Friday, 24 March 2017

GodSprings - 17, March, 2017



Love your Enemies. Is that for Me?

43 “You have heard that it was said, ‘You shall love your neighbor and hate your enemy.’ 44 But I say to you, Love your enemies and pray for those who persecute you, 45 so that you may be sons of your Father who is in heaven. For he makes his sun rise on the evil and on the good, and sends rain on the just and on the unjust.
Matthew 5:43-45

Roger Carswell, author, evangelist and radio preacher in his book, How Small a Whisper, relates an amazing story of a Christian family's response to tragedy:

“In May 1987, 39 American seamen were killed in the Persian Gulf when an Iraqi pilot hit their ship, the USS Stark, with a missile. Newspapers carried a picture of the son of one of these seamen, a shy five-year-old boy, John Kiser. He was standing with his hand on his heart as his father's coffin was loaded onto a plane to take him back to the U.S.A.

His mother said, "I don't have to mourn or wear black, because I know my husband is in heaven. I am happy, because I know he is better off." Later on, she and young John sent a letter and an Arabic New Testament to the pilot of the Iraqi plane, addressed to: "The man who attacked the Stark, Dad's ship, in the hope that it will show that even the son and the wife do not hold any grudge and are at the same time praying for the one who took the life of our father."

The Jews were dead wrong in Jesus’ day. And Jesus is presenting to them a new teaching. He presents them the truth about love.

What Jesus was telling to the Pharisees is very much applicable to us today. Jesus was saying something that they didn’t do. All those who have injured us physically or emotionally or mentally we hang a token of that injury around us wearing it around our neck so that we will remember every time we have been wronged, and none is ever removed until full retaliation is gained. That was the Pharisees way. And that sure is our way. But that’s not God’s way.  

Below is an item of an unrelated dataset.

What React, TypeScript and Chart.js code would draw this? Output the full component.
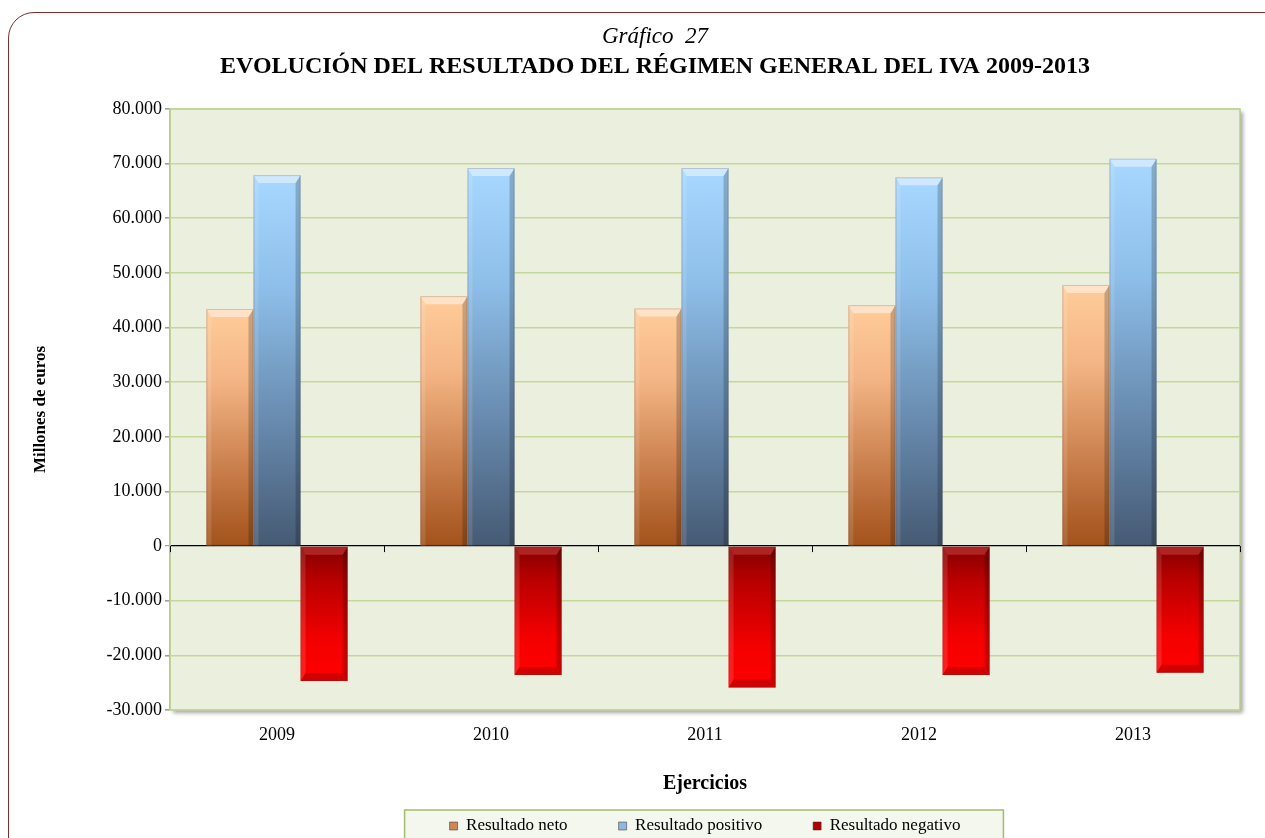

Jesus tells us that the test of Christian character is not how we treat our friends but on the contrary how we treat our enemies. Today we don’t even love our neighbours. Just like the Pharisees we too don’t know who our neighbours are.

Jesus turned the tables. Through the story of the Good Samaritan Jesus asked the Pharisees and is asking us, “Are you a neighbor?” Because if you are a neighbor, then anybody in your path is going to get your neighbourly love.

What Jesus is saying is that love is an act of service to one in need and not necessarily an emotion. And so he says, love your enemies. Bless them that curse you and do good to them that hate you. That’s the practical outworking of it. It is not so much the feeling.

You may have an enemy and in your heart, you know there is no great human affection. You know there will be never a great friendship and you will never accept him as a person in your family. To such a person Jesus says with your mouth you will have to bless him with what you say and with your life, bless him in what you do. This is love of action and not love of emotion. Paul too when he tells about love in 1 Corinthians 13 he says that love has only qualities of action. Love is not emotions as it is seen today but love is action.

This Lenten season can we through prayer and forgiveness in our hearts repay injury with blessing and hate with love?